С другой стороны, я замечал, что при активном занятии математикой первая мысль после сна, появлявшаяся в моей голове, являлась продолжением той, с которой я засыпал. Точно так же не ясно, как возникают образы сновидений. Таким образом, нельзя утверждать, что каждый предмет мышления возникает в результате внешнего воздействия.
Я думаю, однако, что внезапно возникшее, по мнению Пуанкаре, в его уме представление о совпадении групп автоморфных преобразований и групп преобразований плоскости Лобачевского в действительности появилось не внезапно, а было вызвано цепочкой ассоциаций, исходным пунктом которой было внешнее впечатление, быть может, ручка омнибуса, за которую он держался, сходя со ступенек, или те же самые ступеньки. Какова была цепочка, ведущая от них или ручки к группам, сказать невозможно, но думаю, что она была.

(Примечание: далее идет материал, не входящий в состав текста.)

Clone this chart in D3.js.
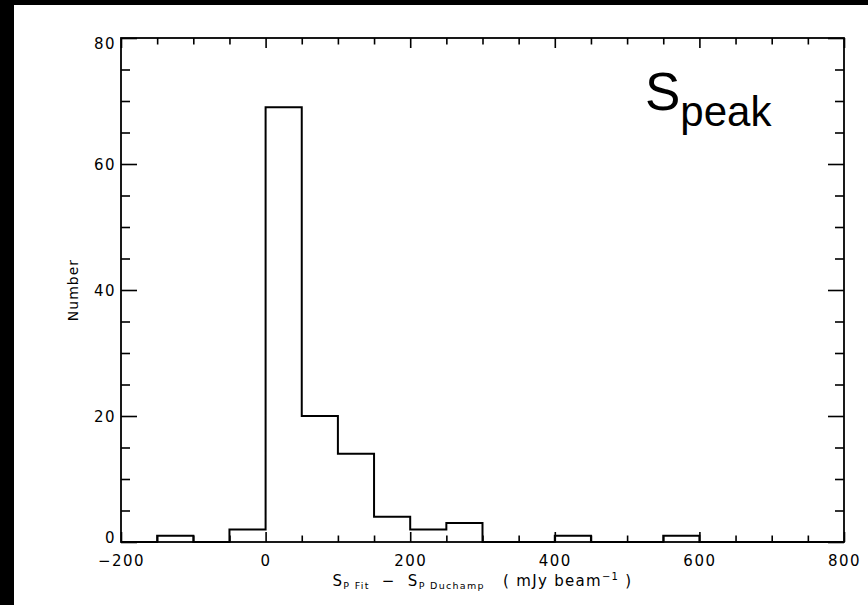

К роли подсознательного мышления относится и вопрос о том, что такое математическая интуиция. Под ней обычно понимают способность человека прозревать истину или правильный путь решения задачи. Я же думаю, что интуиция представляет собой в какой-то степени автоматизированный опыт мышления, накопленный в результате большой деятельности. Некоторые отдалённо связанные между собой математические представления уже настолько хорошо проассоциированы в голове человека между собой, что переход от одного к другому не требует цепочки коротеньких ассоциаций, а совершается одним скачком. Возможность такого скачка является результатом опыта математического мышления. Большой труд, приводящий в результате к созданию множества ассоциаций, — вот основа математического творчества.

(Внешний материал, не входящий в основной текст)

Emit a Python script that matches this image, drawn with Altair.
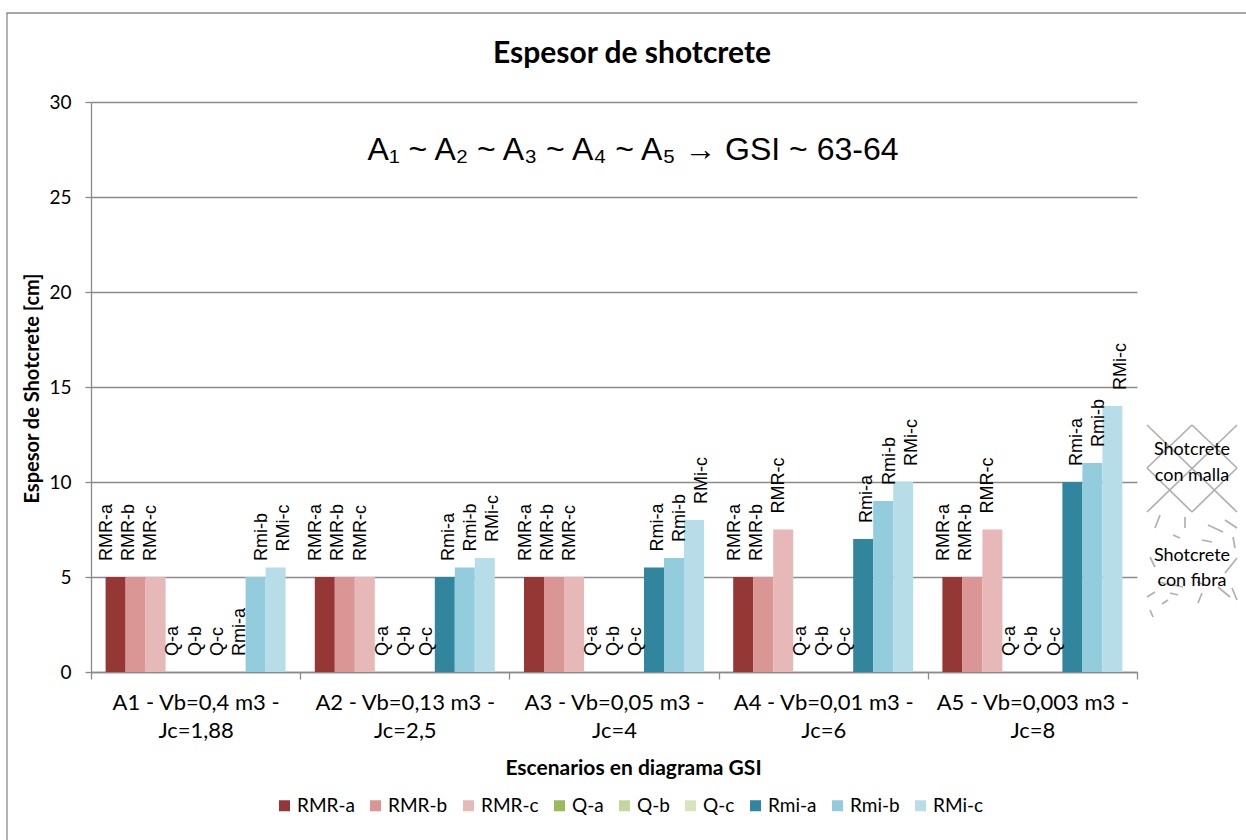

Занимаясь, математик не совершает сложного пути мелких ассоциаций, а сразу делает как бы «прыжки» от одного представления к другому, которое связано у него ассоциациями, вызывая одно другое. По себе я знаю, что, обладая довольно умеренной памятью, нужной для таких вещей, как, например, запоминание стихов, изучение иностранных языков, я обладаю исключительно хорошей ассоциативной памятью, которая даёт мне возможность заниматься математикой. Я иногда использую свою ассоциативную память там, где нужна какая-то другая память, создавая искусственные ассоциации. Так, например, в детстве немецкое слово «brücke» — «мост» я ассоциировал с представлением о брюках, повешенных над рекой. И эта ассоциация действует до сих пор. Соответствующее слово «bridge» английского языка, который я знаю гораздо лучше немецкого, и теперь даётся мне гораздо хуже, чем немецкое «brücke».
В своей научной работе я пришёл от задачи гомотопической классификации отображения сферы размерности n+k на сферу размерности n к проблеме изучения оснащённых гладких многообразий размерности k, расположенных в (n+k)-мерном евклидовом пространстве. Последовательные этапы установления этой связи были описаны мною выше.
Сперва я пришёл к локализации задачи. От локальной задачи пришёл к дифференциальному её описанию, а затем уже к гладкому многообразию размерности k, расположенному в (n+k)-мерном евклидовом пространстве, и к полю ортонормальных систем векторов, заданному в каждой точке этого многообразия. В этом построении ясно видны промежуточные этапы, каждый из которых дался мне не без труда, причём при построении их я руководствовался разного рода ассоциациями и привычными уже для меня представлениями. Наметив несколько промежуточных этапов, которые здесь описаны, я доказал, что гомотопическая классификация отображения (n+k)-мерной сферы на n-мерную сферу эквивалентна некоторого рода классификации оснащённых многообразий. Следующий этап — переход от оснащённых многообразий к характеристическим циклам многообразий M>k — уже не приводит к эквивалентности математических утверждений, а лишь намечает путь, на котором можно изучать оснащённые многообразия. Это предположительный путь, который иногда даёт результаты. Оказалось, однако, и это типично для математического исследования, что характеристические циклы имеют гораздо более широкие применения, чем изучение оснащённых многообразий.